» THE PROBLEM
In the material below, please retype the lines from the very first through the one with "ax = fig.add_axes([120", exactly and without pictures.
══ EXERCISE DATA
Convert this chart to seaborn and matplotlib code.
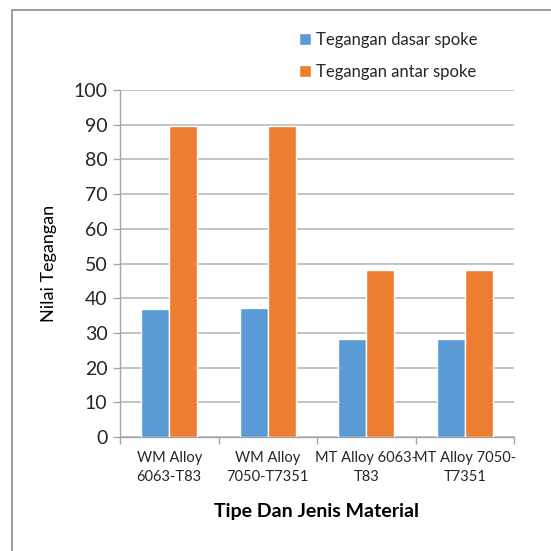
import matplotlib
matplotlib.use("Agg")
import matplotlib.pyplot as plt
import matplotlib.patches as mpatches
from matplotlib.ticker import FixedLocator
import seaborn as sns
import pandas as pd

categories = ["WM Alloy\n6063-T83", "WM Alloy\n7050-T7351", "MT Alloy 6063-\nT83", "MT Alloy 7050-\nT7351"]
series_names = ["Tegangan dasar spoke", "Tegangan antar spoke"]
tegangan_dasar = [37.0, 37.1, 28.1, 28.1]
tegangan_antar = [89.5, 89.5, 48.2, 48.2]
y_ticks = [0, 10, 20, 30, 40, 50, 60, 70, 80, 90, 100]

df = pd.DataFrame({
    "Tipe": categories * 2,
    "Seri": [series_names[0]] * 4 + [series_names[1]] * 4,
    "Nilai": tegangan_dasar + tegangan_antar,
})

sns.set_theme(style="white")
plt.rcParams["font.family"] = ["Lato", "DejaVu Sans"]

W = H = 551
fig = plt.figure(figsize=(5.51, 5.51), dpi=100)
ax = fig.add_axes([120 / W, 1 - 437 / H, (514 - 120) / W, (437 - 90) / H])

palette = {series_names[0]: "#5B9BD5", series_names[1]: "#ED7D31"}
sns.barplot(data=df, x="Tipe", y="Nilai", hue="Seri", palette=palette,
            width=0.57, saturation=1, ax=ax, zorder=3, legend=True)

ax.set_ylim(0, 100)
ax.set_xlim(-0.5, 3.5)
ax.yaxis.set_major_locator(FixedLocator(y_ticks))
ax.grid(axis="y", color="#b3b3b3", linewidth=1.1, zorder=0)
ax.grid(axis="x", visible=False)

for s in ["top", "right"]:
    ax.spines[s].set_visible(False)
for s in ["left", "bottom"]:
    ax.spines[s].set_color("#a6a6a6")
    ax.spines[s].set_linewidth(1.0)

ax.tick_params(axis="y", which="major", length=5, color="#a6a6a6", width=1.0,
               labelsize=14, pad=4, left=True)
ax.tick_params(axis="x", which="major", length=0, labelsize=10.5, pad=10)
ax.set_xticks([-0.5, 0.5, 1.5, 2.5, 3.5], minor=True)
ax.tick_params(axis="x", which="minor", length=5, color="#a6a6a6", width=1.0, bottom=True)
for lbl in ax.get_xticklabels():
    lbl.set_linespacing(1.45)

ax.set_xlabel("Tipe Dan Jenis Material", fontsize=14, fontweight="bold", labelpad=14, color="black")
ax.set_ylabel("Nilai Tegangan", fontsize=13, labelpad=12, color="black")

handles, labels = ax.get_legend_handles_labels()
ax.legend(handles, labels, loc="upper left", bbox_to_anchor=(292 / W, 1 - 25 / H),
          bbox_transform=fig.transFigure, frameon=False, fontsize=12,
          handlelength=0.75, handleheight=0.75, handletextpad=0.3, labelspacing=0.95,
          borderaxespad=0)

# outer chart border (left and top edges visible)
fig.patches.append(mpatches.Rectangle((12 / W, -0.1), 1.2, 1 - 10 / H + 0.1,
                                      transform=fig.transFigure, fill=False,
                                      edgecolor="#8c8c8c", linewidth=1.2))

fig.savefig("out.png", dpi=100)
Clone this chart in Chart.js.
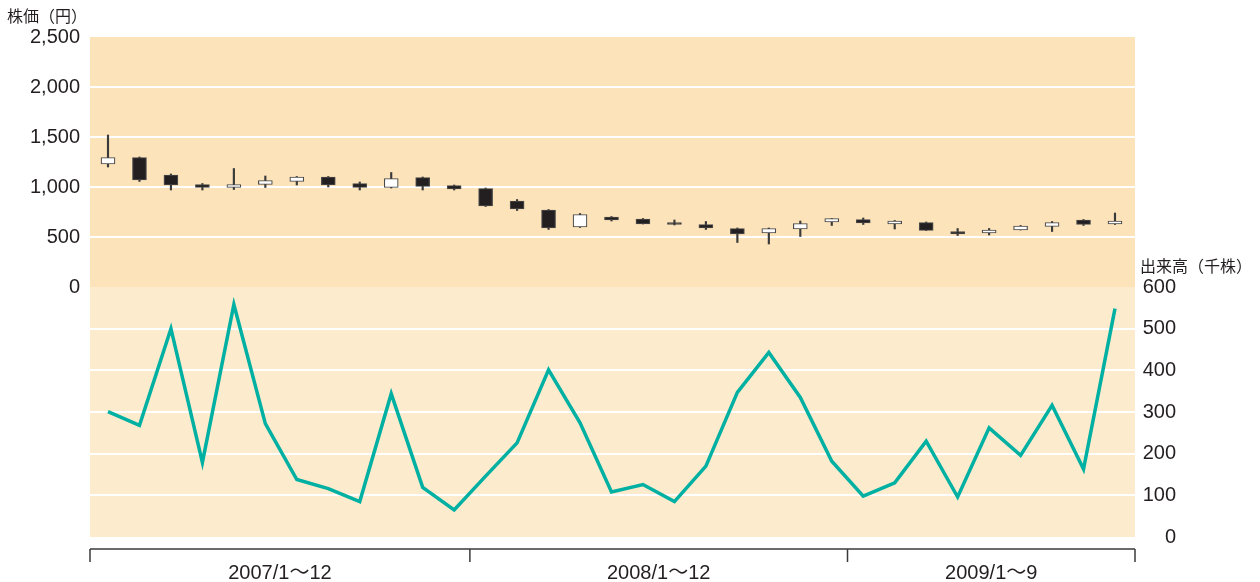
<!DOCTYPE html>
<html>
<head>
  <meta charset="utf-8">
  <title>株価・出来高</title>
  <style>
    body { margin: 0; background: #ffffff; }
    .chart-container { position: relative; width: 1260px; height: 582px; }
  </style>
</head>
<body>
  <div class="chart-container">
    <canvas id="myChart" width="1260" height="582"></canvas>
  </div>

  <script src="https://cdn.jsdelivr.net/npm/chart.js"></script>
  <script>
    // 資料定義區塊
    const months = [
      '2007/1', '2007/2', '2007/3', '2007/4', '2007/5', '2007/6', '2007/7', '2007/8', '2007/9', '2007/10', '2007/11', '2007/12',
      '2008/1', '2008/2', '2008/3', '2008/4', '2008/5', '2008/6', '2008/7', '2008/8', '2008/9', '2008/10', '2008/11', '2008/12',
      '2009/1', '2009/2', '2009/3', '2009/4', '2009/5', '2009/6', '2009/7', '2009/8', '2009/9'
    ];
    const openPrice = [1230, 1295, 1120, 1025, 995, 1025, 1055, 1100, 1035, 995, 1095, 1015,
      985, 860, 770, 600, 700, 680, 645, 625, 585, 540, 580, 650,
      675, 630, 645, 555, 540, 570, 605, 670, 630];
    const highPrice = [1520, 1300, 1130, 1035, 1185, 1110, 1105, 1105, 1050, 1145, 1100, 1020,
      990, 875, 775, 735, 705, 685, 670, 655, 590, 590, 660, 685,
      690, 665, 650, 585, 585, 615, 655, 675, 740];
    const lowPrice = [1200, 1055, 970, 970, 975, 995, 1020, 1000, 970, 990, 970, 970,
      805, 765, 575, 595, 660, 630, 620, 575, 445, 430, 505, 615,
      625, 580, 565, 515, 520, 570, 555, 615, 625];
    const closePrice = [1295, 1070, 1020, 995, 1025, 1065, 1100, 1020, 995, 1085, 1005, 980,
      810, 780, 590, 725, 670, 630, 625, 590, 530, 585, 635, 685,
      640, 660, 565, 530, 570, 610, 645, 625, 660];
    const volume = [301, 268, 500, 179, 558, 272, 138, 116, 85, 344, 119, 65,
      146, 226, 401, 274, 108, 126, 85, 170, 347, 443, 335, 182,
      98, 130, 230, 96, 262, 196, 316, 163, 548];

    const priceTicks = { min: -2500, max: 2500, step: 500 };
    const volumeTicks = { min: 0, max: 1200, step: 100, top: 600 };
    const groupLabels = ['2007/1〜12', '2008/1〜12', '2009/1〜9'];
    const groupSizes = [12, 12, 9];

    // 樣式定義區塊
    const FONT = '"Liberation Sans", Arial, "Noto Sans CJK JP", sans-serif';
    const JP_FONT = '"Noto Sans CJK JP", sans-serif';
    const textColor = '#231f20';
    const upperBg = '#fde3b9';
    const lowerBg = '#fdebcd';
    const lineColor = '#00b0a2';

    const isUp = (i) => closePrice[i] >= openPrice[i];

    // 背景・軸ラベル描画プラグイン
    const panelPlugin = {
      id: 'panelPlugin',
      beforeDraw(chart) {
        const { ctx, chartArea } = chart;
        const zeroY = chart.scales.yP.getPixelForValue(0);
        ctx.save();
        ctx.fillStyle = upperBg;
        ctx.fillRect(chartArea.left, chartArea.top, chartArea.right - chartArea.left, zeroY - chartArea.top);
        ctx.fillStyle = lowerBg;
        ctx.fillRect(chartArea.left, zeroY, chartArea.right - chartArea.left, chartArea.bottom - zeroY);
        ctx.restore();
      },
      afterDraw(chart) {
        const { ctx, chartArea } = chart;
        const x = chart.scales.x;
        const axisY = chartArea.bottom + 12;
        ctx.save();

        // 下の期間軸
        ctx.strokeStyle = '#3a3a3a';
        ctx.lineWidth = 1.5;
        ctx.beginPath();
        ctx.moveTo(chartArea.left, axisY);
        ctx.lineTo(chartArea.right, axisY);
        ctx.stroke();

        let start = 0;
        const edges = [chartArea.left];
        groupSizes.forEach((n) => {
          start += n;
          edges.push(start >= months.length ? chartArea.right : x.getPixelForValue(start - 0.5));
        });
        edges.forEach((ex) => {
          ctx.beginPath();
          ctx.moveTo(ex, axisY);
          ctx.lineTo(ex, axisY + 13);
          ctx.stroke();
        });

        ctx.fillStyle = textColor;
        ctx.font = '20px ' + FONT;
        ctx.textAlign = 'center';
        ctx.textBaseline = 'middle';
        groupLabels.forEach((t, i) => {
          ctx.fillText(t, (edges[i] + edges[i + 1]) / 2, axisY + 24);
        });

        // 軸タイトル
        ctx.font = '16px ' + JP_FONT;
        ctx.textAlign = 'left';
        ctx.textBaseline = 'middle';
        ctx.fillText('株価（円）', 7, 16);
        ctx.fillText('出来高（千株）', 1140, 266);
        ctx.restore();
      }
    };

    //參數設定區塊
    const data = {
      labels: months,
      datasets: [{
        // ローソク足の実体
        type: 'bar',
        label: '実体',
        yAxisID: 'yP',
        data: openPrice.map((o, i) => ({ x: i, y: [o, closePrice[i]] })),
        backgroundColor: (c) => isUp(c.dataIndex) ? '#ffffff' : '#231f20',
        borderColor: '#4a4a4a',
        borderWidth: 1.2,
        borderSkipped: false,
        barThickness: 14,
        grouped: false,
        order: 1
      }, {
        // ヒゲ
        type: 'bar',
        label: 'ヒゲ',
        yAxisID: 'yP',
        data: lowPrice.map((l, i) => ({ x: i, y: [l, highPrice[i]] })),
        backgroundColor: '#3a3a3a',
        borderWidth: 0,
        barThickness: 1.5,
        grouped: false,
        order: 2
      }, {
        type: 'line',
        label: '出来高',
        yAxisID: 'yV',
        data: volume.map((v, i) => ({ x: i, y: v })),
        borderColor: lineColor,
        borderWidth: 3.5,
        pointRadius: 0,
        tension: 0,
        order: 0
      }]
    };

    const config = {
      type: 'bar',
      data: data,
      plugins: [panelPlugin],
      options: {
        responsive: false,
        animation: false,
        layout: { padding: { top: 37, right: 84, bottom: 45, left: 0 } },
        plugins: {
          legend: { display: false },
          tooltip: { enabled: false }
        },
        scales: {
          x: {
            type: 'linear',
            min: -0.572,
            max: 32.636,
            offset: false,
            display: false
          },
          yP: {
            position: 'left',
            min: priceTicks.min,
            max: priceTicks.max,
            afterBuildTicks: (s) => { s.ticks = s.ticks.filter((t) => t.value >= 0); },
            afterFit: (s) => { s.width = 90; },
            ticks: {
              stepSize: priceTicks.step,
              padding: 10,
              color: textColor,
              font: { size: 20, family: FONT },
              callback: (v) => v.toLocaleString('en-US')
            },
            grid: {
              drawTicks: false,
              lineWidth: 2,
              color: (c) => (c.tick && c.tick.value > 0 && c.tick.value < priceTicks.max) ? '#ffffff' : 'rgba(0,0,0,0)'
            },
            border: { display: false }
          },
          yV: {
            position: 'right',
            min: volumeTicks.min,
            max: volumeTicks.max,
            afterBuildTicks: (s) => { s.ticks = s.ticks.filter((t) => t.value <= volumeTicks.top); },
            afterFit: (s) => { s.width = 41; },
            ticks: {
              stepSize: volumeTicks.step,
              crossAlign: 'far',
              color: textColor,
              font: { size: 20, family: FONT }
            },
            grid: {
              drawTicks: false,
              lineWidth: 2,
              color: (c) => (c.tick && c.tick.value > 0 && c.tick.value < volumeTicks.top) ? '#ffffff' : 'rgba(0,0,0,0)'
            },
            border: { display: false }
          }
        }
      }
    };

    //渲染圖表區塊
    var ctx = document.getElementById('myChart').getContext('2d');
    var myChart = new Chart(ctx, config);
  </script>
</body>
</html>
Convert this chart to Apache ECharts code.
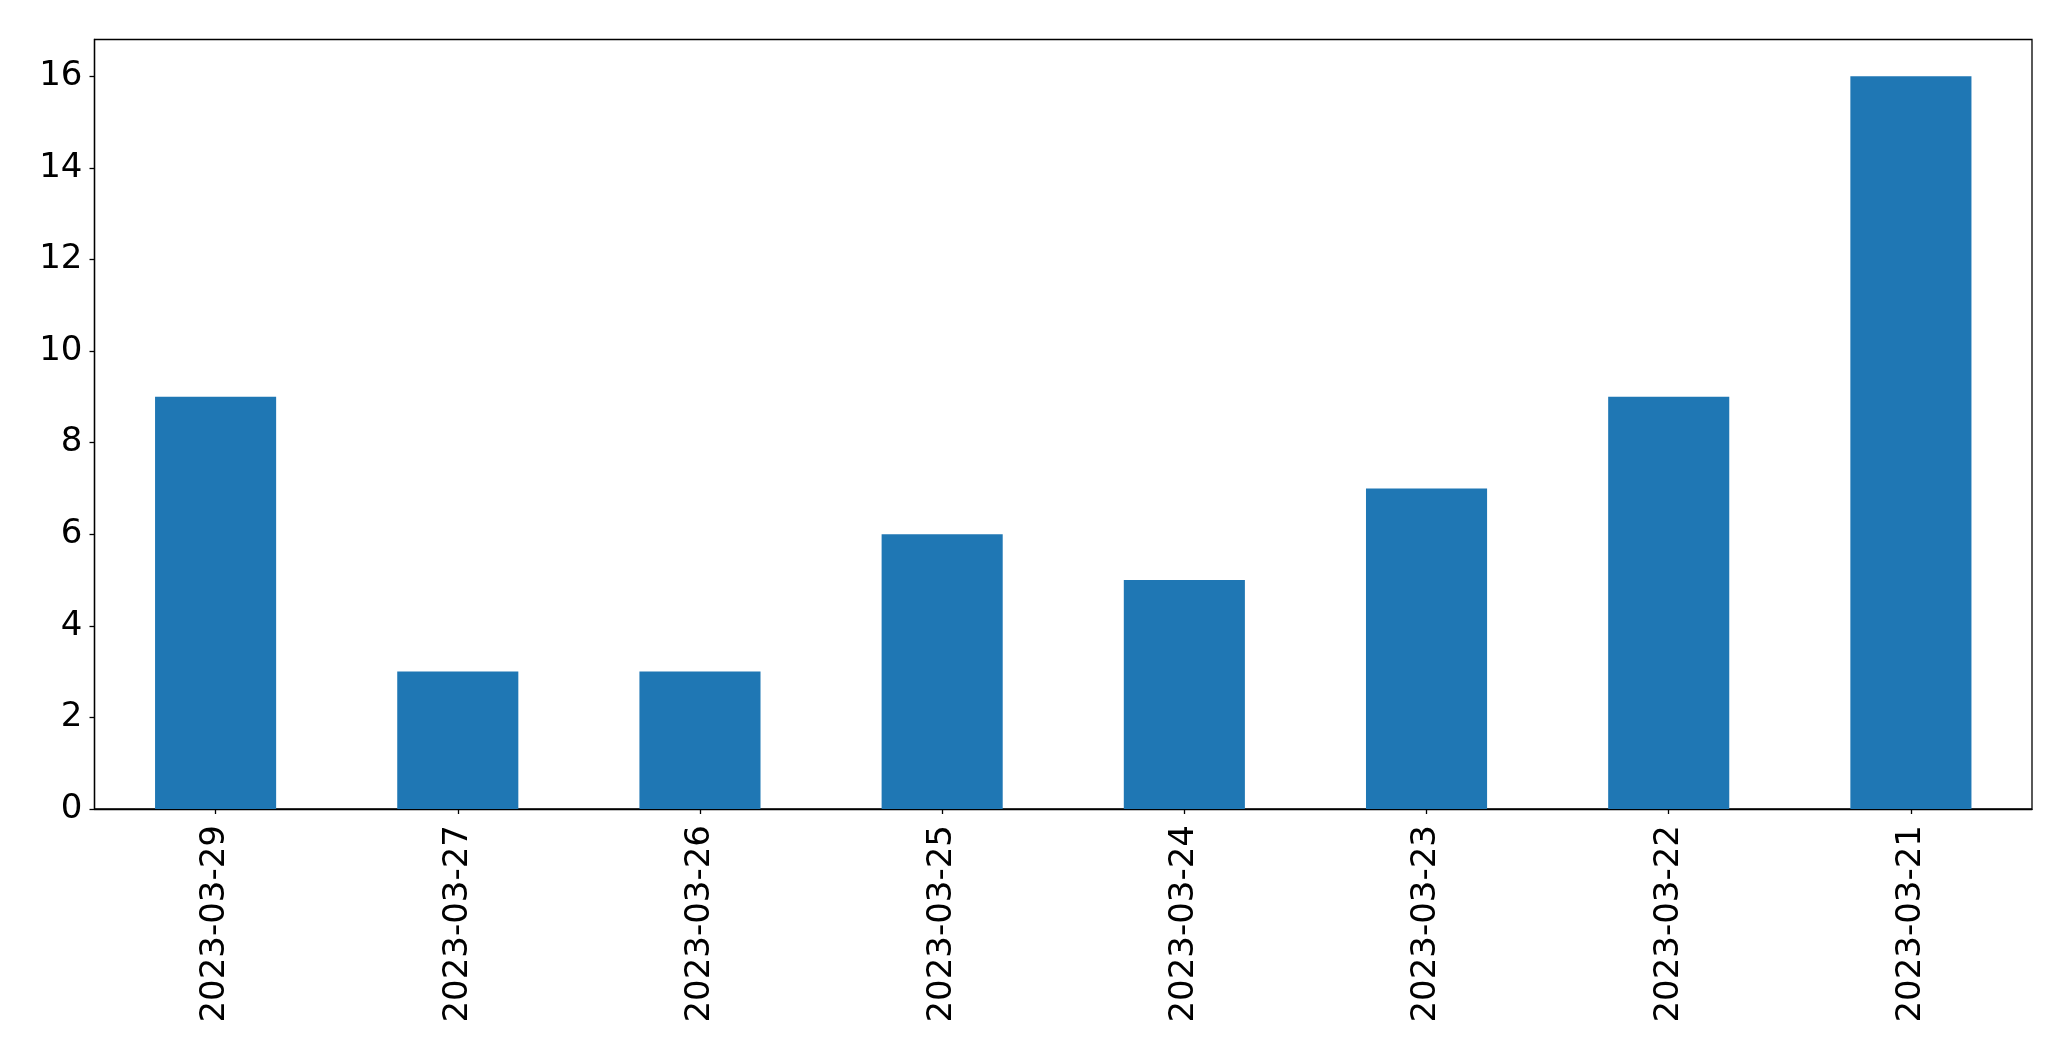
<!DOCTYPE html>
<html>
<head>
<meta charset="utf-8">
<script src="https://cdn.jsdelivr.net/npm/echarts@6/dist/echarts.min.js"></script>
<style>
html,body{margin:0;padding:0;background:#fff;}
#chart{width:2071px;height:1061px;}
</style>
</head>
<body>
<div id="chart"></div>
<script>
const categories = ['2023-03-29','2023-03-27','2023-03-26','2023-03-25','2023-03-24','2023-03-23','2023-03-22','2023-03-21'];
const values = [9, 3, 3, 6, 5, 7, 9, 16];
const yTicks = [0, 2, 4, 6, 8, 10, 12, 14, 16];
const yMax = 16.8;

const chart = echarts.init(document.getElementById('chart'), null, {renderer: 'canvas'});
const font = 'DejaVu Sans';
chart.setOption({
  animation: false,
  backgroundColor: '#ffffff',
  grid: {
    left: 94.5, right: 39, top: 39.5, bottom: 252,
    show: true, borderColor: '#000', borderWidth: 1.3, backgroundColor: 'transparent'
  },
  xAxis: {
    type: 'category',
    data: categories,
    axisLine: {show: true, lineStyle: {color: '#000', width: 1.3}},
    axisTick: {show: true, alignWithLabel: true, length: 5, lineStyle: {color: '#000', width: 1.3}},
    axisLabel: {rotate: 90, color: '#000', fontFamily: font, fontSize: 34, margin: 16, interval: 0},
    splitLine: {show: false}
  },
  yAxis: {
    type: 'value',
    min: 0, max: yMax,
    axisLine: {show: true, lineStyle: {color: '#000', width: 1.3}},
    axisTick: {show: true, length: 5, lineStyle: {color: '#000', width: 1.3}, customValues: yTicks},
    axisLabel: {color: '#000', fontFamily: font, fontSize: 34, margin: 12, customValues: yTicks},
    splitLine: {show: false}
  },
  series: [{
    type: 'bar',
    data: values,
    barWidth: '50%',
    itemStyle: {color: '#1f77b4'}
  }]
});
</script>
</body>
</html>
════
» EXERCISE SOLUTION
Convert this chart to seaborn and matplotlib code.
import matplotlib
matplotlib.use("Agg")
import matplotlib.pyplot as plt
import matplotlib.patches as mpatches
from matplotlib.ticker import FixedLocator
import seaborn as sns
import pandas as pd

categories = ["WM Alloy\n6063-T83", "WM Alloy\n7050-T7351", "MT Alloy 6063-\nT83", "MT Alloy 7050-\nT7351"]
series_names = ["Tegangan dasar spoke", "Tegangan antar spoke"]
tegangan_dasar = [37.0, 37.1, 28.1, 28.1]
tegangan_antar = [89.5, 89.5, 48.2, 48.2]
y_ticks = [0, 10, 20, 30, 40, 50, 60, 70, 80, 90, 100]

df = pd.DataFrame({
    "Tipe": categories * 2,
    "Seri": [series_names[0]] * 4 + [series_names[1]] * 4,
    "Nilai": tegangan_dasar + tegangan_antar,
})

sns.set_theme(style="white")
plt.rcParams["font.family"] = ["Lato", "DejaVu Sans"]

W = H = 551
fig = plt.figure(figsize=(5.51, 5.51), dpi=100)
ax = fig.add_axes([120 / W, 1 - 437 / H, (514 - 120) / W, (437 - 90) / H])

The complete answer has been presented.